Book At Lunchtime welcomes Adriana X. Jacobs (Asian and Middle Eastern Studies) and Claire Williams (Medieval and Modern Languages) to discuss their recently published work, After Clarice; Reading Lispector's Legacy in the Twenty First Century (Legenda).
Forty years after her death, Clarice Lispector’s startling oeuvre continues to fascinate readers and scholars. Internationally acclaimed writers, from Hélène Cixous to Colm Tóibín, have acknowledged the transformative influence of her writing on their own work. Translations of her novels and short stories appear every year in many languages, making her one of the most widely translated and retranslated Portuguese-language writers of the twentieth century. After Clarice: Reading Lispector’s Legacy in the Twenty-First Century brings together scholars, authors, artists, and translators working in a wide range of languages and disciplines to address Lispector’s place, as a Brazilian writer, in twenty-first century configurations of world literature. It aims to evaluate the fluctuations and swerves in Lispector’s critical fortunes, focusing on the way her works have been reread and transformed in other languages, genres, and media.

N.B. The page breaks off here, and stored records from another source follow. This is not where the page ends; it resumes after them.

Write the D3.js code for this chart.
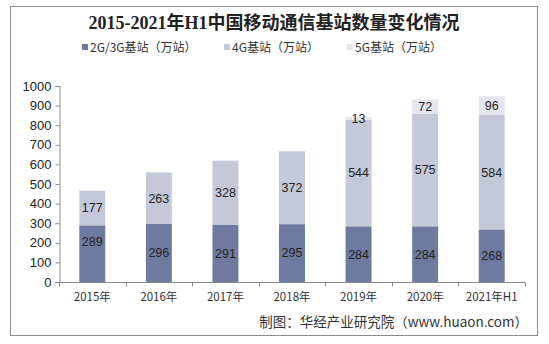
<!DOCTYPE html>
<html>
<head>
<meta charset="utf-8">
<script src="https://cdn.jsdelivr.net/npm/d3@7"></script>
<style>
  html, body { margin: 0; padding: 0; background: #fff; }
  svg { display: block; }
</style>
</head>
<body>
<svg id="chart" width="549" height="344"></svg>
<script>
// Base station counts (10k stations), by year
const categories = ["2015年", "2016年", "2017年", "2018年", "2019年", "2020年", "2021年H1"];
const series2G3G = [289, 296, 291, 295, 284, 284, 268];
const series4G   = [177, 263, 328, 372, 544, 575, 584];
const series5G   = [0, 0, 0, 0, 13, 72, 96];
const seriesNames = ["2G/3G基站（万站）", "4G基站（万站）", "5G基站（万站）"];
const yTicks = [0, 100, 200, 300, 400, 500, 600, 700, 800, 900, 1000];
const titleText = "2015-2021年H1中国移动通信基站数量变化情况";
const sourceText = "制图：华经产业研究院（www.huaon.com）";

const colors = ["#6f7aa1", "#c5c8d9", "#e4e5ee"];
const cjk = "'Noto Sans CJK SC', sans-serif";
const latin = "'Liberation Sans', Arial, 'Noto Sans CJK SC', sans-serif";

const svg = d3.select("#chart");

// outer frame
svg.append("rect")
  .attr("x", 10.5).attr("y", 6.5)
  .attr("width", 527).attr("height", 329)
  .attr("fill", "#fff").attr("stroke", "#8c8c8c").attr("stroke-width", 1);

// title
svg.append("text")
  .attr("x", 274).attr("y", 29)
  .attr("text-anchor", "middle")
  .attr("font-family", "'Liberation Serif', 'Noto Sans CJK SC', serif")
  .attr("font-weight", "bold")
  .attr("font-size", 18)
  .attr("fill", "#222")
  .text(titleText);

// legend
const legendX = [82, 224, 347];
seriesNames.forEach((name, i) => {
  const g = svg.append("g").attr("transform", `translate(${legendX[i]},48)`);
  g.append("rect").attr("x", 0).attr("y", -4).attr("width", 6).attr("height", 6).attr("fill", colors[i]);
  g.append("text").attr("x", 8).attr("y", 0).attr("dy", "0.35em")
    .attr("font-family", cjk).attr("font-size", 12).attr("fill", "#333")
    .text(name);
});

// plot area
const plot = { left: 59, right: 525, top: 86, bottom: 282 };
const x = d3.scaleBand().domain(categories).range([plot.left, plot.right]).paddingInner(0.61).paddingOuter(0.305);
const xOuter = d3.scaleBand().domain(categories).range([plot.left, plot.right]);
const y = d3.scaleLinear().domain([0, 1000]).range([plot.bottom, plot.top]);

// stacked layout
const rows = categories.map((c, i) => ({ cat: c, s0: series2G3G[i], s1: series4G[i], s2: series5G[i] }));
const stack = d3.stack().keys(["s0", "s1", "s2"]);
const layers = stack(rows);

// label nudges (pixels) for readability
const nudge = { "s0|2015年": -12 };

layers.forEach((layer, li) => {
  const g = svg.append("g");
  const visible = layer.filter(d => d[1] - d[0] > 0);
  g.selectAll("rect").data(visible).enter().append("rect")
    .attr("x", d => x(d.data.cat))
    .attr("width", x.bandwidth())
    .attr("y", d => y(d[1]))
    .attr("height", d => y(d[0]) - y(d[1]))
    .attr("fill", colors[li]);
  g.selectAll("text").data(visible).enter().append("text")
    .attr("x", d => x(d.data.cat) + x.bandwidth() / 2)
    .attr("y", d => y((d[0] + d[1]) / 2) + (nudge[layer.key + "|" + d.data.cat] || 0))
    .attr("dy", "0.35em")
    .attr("text-anchor", "middle")
    .attr("font-family", latin).attr("font-size", 12.5).attr("fill", "#222")
    .text(d => d[1] - d[0]);
});

// y axis
const yAxis = d3.axisLeft(y).tickValues(yTicks).tickFormat(d3.format("d")).tickSize(4).tickPadding(4);
const yg = svg.append("g").attr("transform", `translate(${plot.left + 0.5},0)`).call(yAxis);
yg.select(".domain").attr("stroke", "#888");
yg.selectAll(".tick line").attr("stroke", "#888");
yg.selectAll(".tick text").attr("font-family", latin).attr("font-size", 13).attr("fill", "#222");

// x axis with ticks between categories
const xg = svg.append("g").attr("transform", `translate(0,${plot.bottom + 0.5})`);
xg.append("line").attr("x1", plot.left).attr("x2", plot.right).attr("stroke", "#888");
xg.selectAll("line.tk").data(d3.range(categories.length + 1)).enter().append("line")
  .attr("class", "tk")
  .attr("x1", i => Math.round(plot.left + i * xOuter.step()) + 0.5)
  .attr("x2", i => Math.round(plot.left + i * xOuter.step()) + 0.5)
  .attr("y1", 0).attr("y2", 4).attr("stroke", "#888");
xg.selectAll("text").data(categories).enter().append("text")
  .attr("x", d => xOuter(d) + xOuter.bandwidth() / 2)
  .attr("y", 18)
  .attr("text-anchor", "middle")
  .attr("font-family", cjk).attr("font-size", 11.5).attr("fill", "#333")
  .text(d => d);

// source note
svg.append("text")
  .attr("x", 528).attr("y", 327)
  .attr("text-anchor", "end")
  .attr("font-family", "'Noto Sans CJK SC', 'Liberation Sans', sans-serif")
  .attr("font-size", 13.5).attr("fill", "#333")
  .text(sourceText);
</script>
</body>
</html>
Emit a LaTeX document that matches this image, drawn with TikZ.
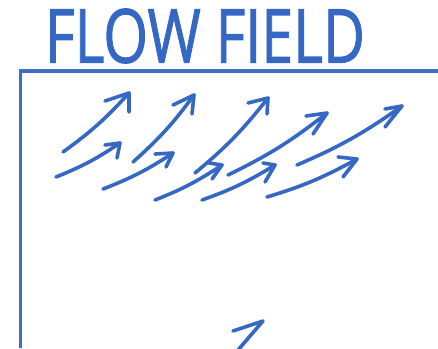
\documentclass[tikz,border=0pt]{standalone}
\usepackage{fontspec}
\usepackage{graphicx}
\newfontfamily\titlefont[FakeBold=1.5]{Open Sans}
\definecolor{inkblue}{RGB}{52,104,196}
\definecolor{boxblue}{RGB}{62,110,196}
\tikzset{
  arr/.style={draw=inkblue, line width=3.6bp, line cap=round, line join=round},
  boxline/.style={draw=boxblue, line width=3.4bp},
  titletext/.style={text=inkblue, inner sep=0pt}
}
\newcommand\flowarrow[4]{%
  \draw[arr] #1 to[bend right=6] #2;
  \draw[arr] #3 -- #2 -- #4;
}
\begin{document}
\begin{tikzpicture}[x=1bp,y=-1bp]
\useasboundingbox (0,0) rectangle (438,348);
% title
\node[titletext] (title) at (205,36) {\resizebox{320bp}{54bp}{\titlefont FLOW FIELD}};
% frame
\coordinate (frameTR) at (438,71);
\coordinate (frameTL) at (20.5,71);
\coordinate (frameBL) at (20.5,348);
\draw[boxline] (frameTR) -- (frameTL) -- (frameBL);
% arrows: tail, tip, barb1, barb2
\flowarrow{(63,152)}{(129,93)}{(105,101)}{(129,112)}
\flowarrow{(56,177)}{(120,143)}{(105,145)}{(117,158)}
\flowarrow{(133,162)}{(194,95)}{(173,105)}{(192,114)}
\flowarrow{(103,189)}{(173,153)}{(155,154)}{(166,167)}
\flowarrow{(195,173)}{(268,98)}{(248,103)}{(267,114)}
\flowarrow{(155,200)}{(222,165)}{(209,163)}{(212,179)}
\flowarrow{(202,200)}{(275,165)}{(263,163)}{(265,182)}
\flowarrow{(228,175)}{(327,113)}{(306,116)}{(313,134)}
\flowarrow{(297,165)}{(402,106)}{(385,109)}{(385,127)}
\flowarrow{(267,197)}{(357,159)}{(338,157)}{(343,177)}
\draw[arr] (238,350) -- (263,321) -- (233,331);
\end{tikzpicture}
\end{document}
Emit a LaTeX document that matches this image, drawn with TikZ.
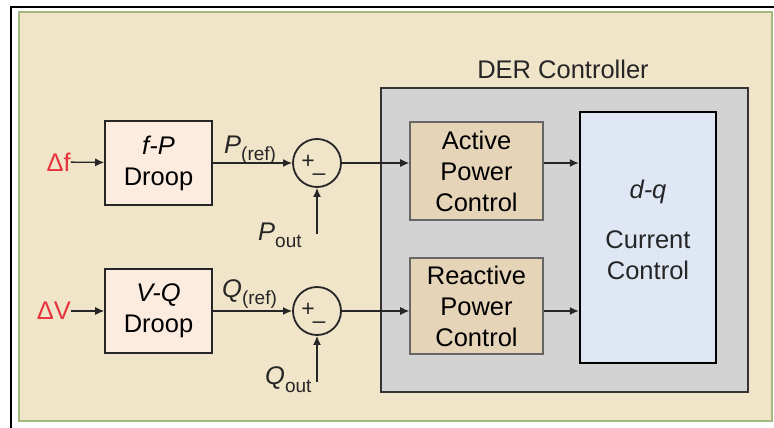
\documentclass[tikz,border=0pt]{standalone}
\usepackage{fontspec}
\setmainfont{Liberation Sans}
\usetikzlibrary{arrows.meta,positioning}
\definecolor{bgbeige}{HTML}{F0E4C9}
\definecolor{framegreen}{HTML}{A3B87E}
\definecolor{droopfill}{HTML}{FCEBDF}
\definecolor{ctrlfill}{HTML}{E5D4B8}
\definecolor{dergray}{HTML}{D3D3D3}
\definecolor{dqblue}{HTML}{DFE6F4}
\definecolor{sigred}{HTML}{E8343C}
\definecolor{inkgray}{HTML}{262626}
\newcommand{\blockfont}{\fontsize{25.5}{31}\selectfont}
\newcommand{\subfont}{\fontsize{19}{19}\selectfont}
\newcommand{\signfont}{\fontsize{23}{23}\selectfont}

\begin{document}
\begin{tikzpicture}[x=1pt, y=-1pt,
    droop/.style={draw=inkgray, line width=1.6pt, fill=droopfill, minimum width=107pt,
                  minimum height=84pt, font=\blockfont, align=center, inner sep=0pt},
    ctrl/.style={draw=black!60, line width=1.6pt, fill=ctrlfill, minimum width=133pt,
                 font=\blockfont, align=center, inner sep=0pt},
    summer/.style={circle, draw=inkgray, line width=1.8pt, minimum size=48pt, inner sep=0pt},
    sig/.style={-{Latex[length=9pt, width=8pt]}, line width=1.3pt, inkgray},
    lbl/.style={font=\blockfont, text=inkgray, inner sep=0pt},
    inp/.style={font=\blockfont, text=sigred, inner sep=0pt}
]
\useasboundingbox (0,0) rectangle (774,428);
\fill[white] (0,0) rectangle (774,428);

% --- frame ---
\draw[line width=1.8pt] (774,7) -- (11,7) -- (11,428);
\draw[framegreen, line width=2.5pt, fill=bgbeige] (19,12) rectangle (772,421);

% --- DER controller ---
\node[draw=black!80, line width=2.4pt, fill=dergray, minimum width=367pt, minimum height=304pt]
    (der) at (564.5,240) {};
\node[lbl] (derlbl) at (563,69) {DER Controller};

\node[ctrl, minimum height=98pt] (act) at (476.5,171) {Active\\Power\\Control};
\node[ctrl, minimum height=96pt] (react) at (476.5,306) {Reactive\\Power\\Control};
\node[draw=black, line width=2.4pt, fill=dqblue, minimum width=136pt, minimum height=251pt]
    (dq) at (648,237.5) {};
\node[lbl, align=center] (dqlbl) at ([yshift=8pt]dq.center) {\textit{d-q}\\[19pt]Current\\Control};

% --- droop blocks ---
\node[droop] (fp) at (158.5,163) {\textit{f-P}\\Droop};
\node[droop] (vq) at (158.5,311) {\textit{V-Q}\\Droop};
\node[inp, anchor=east] (df) at (71,162) {Δf};
\node[inp, anchor=east] (dv) at (71,311) {ΔV};

% --- summing points ---
\node[summer] (sum1) at (317,163) {};
\node[summer] (sum2) at (317,311) {};
\node[lbl, font=\signfont] at (308,162) {+};
\node[lbl, font=\signfont] at (319,177) {\textendash};
\node[lbl, font=\signfont] at (308,310) {+};
\node[lbl, font=\signfont] at (319,325) {\textendash};

\coordinate (pout) at (317,234);
\coordinate (qout) at (317,382);

% --- labels ---
\node[lbl, anchor=base west] (preflbl) at (224,153) {\textit{P}\raisebox{-7pt}{\subfont(ref)}};
\node[lbl, anchor=base west] (qreflbl) at (222,297) {\textit{Q}\raisebox{-7pt}{\subfont(ref)}};
\node[lbl, anchor=base west] (poutlbl) at (258,240) {\textit{P}\raisebox{-7pt}{\subfont out}};
\node[lbl, anchor=base west] (qoutlbl) at (265,384) {\textit{Q}\raisebox{-8pt}{\subfont out}};

% --- signals ---
\draw[sig] (df) -- (fp);
\draw[sig] (dv) -- (vq);
\draw[sig] (fp) -- (sum1);
\draw[sig] (vq) -- (sum2);
\draw[sig] (pout) -- (sum1);
\draw[sig] (qout) -- (sum2);
\draw[sig] (sum1) -- (sum1 -| act.west);
\draw[sig] (sum2) -- (sum2 -| react.west);
\draw[sig] (act.east |- sum1) -- (sum1 -| dq.west);
\draw[sig] (react.east |- sum2) -- (sum2 -| dq.west);

\end{tikzpicture}
\end{document}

Gathering scholarly articles, works of fiction and poetry, personal essays and archival material, this volume explores Lispector’s status as a Jewish writer; issues of identity, class, race, gender and sexuality in her work; translation and reception, as well as the politics of publishing and marketing Lispector for international readerships. In addition to her stories and novels, After Clarice also examines Lispector’s journalism, writing for children, interviews, music and visual art collaborations, and considers how these activities have garnered her new readers in a wide range of disciplines.
Adriana and Claire will be joined by an expert panel to discuss their work Professor Patrick McGuinness (Medieval and Modern Languages) and writer, actor and translator Magdalena Edwards
"After Clarice: Reading Lispector's Legacy in the Twenty-First Century, echoes the multiple meanings and functions of this kaleidoscope term in the ways it addresses the legacies of the life and works of Ukrainian-born naturalized Brazilain writer Clarice Lispector (1920-1977), one of the great Latin American writers of the twentieth century"
Adriana X Jacobs is an Associate Professor and Cowley Lecturer in Modern Hebrew Literature; Fellow, Oxford Centre for Hebrew and Jewish Studies.
Claire Williams is an Associate Professor, Brazilian Literature and Culture and Fellow of St Peter's College.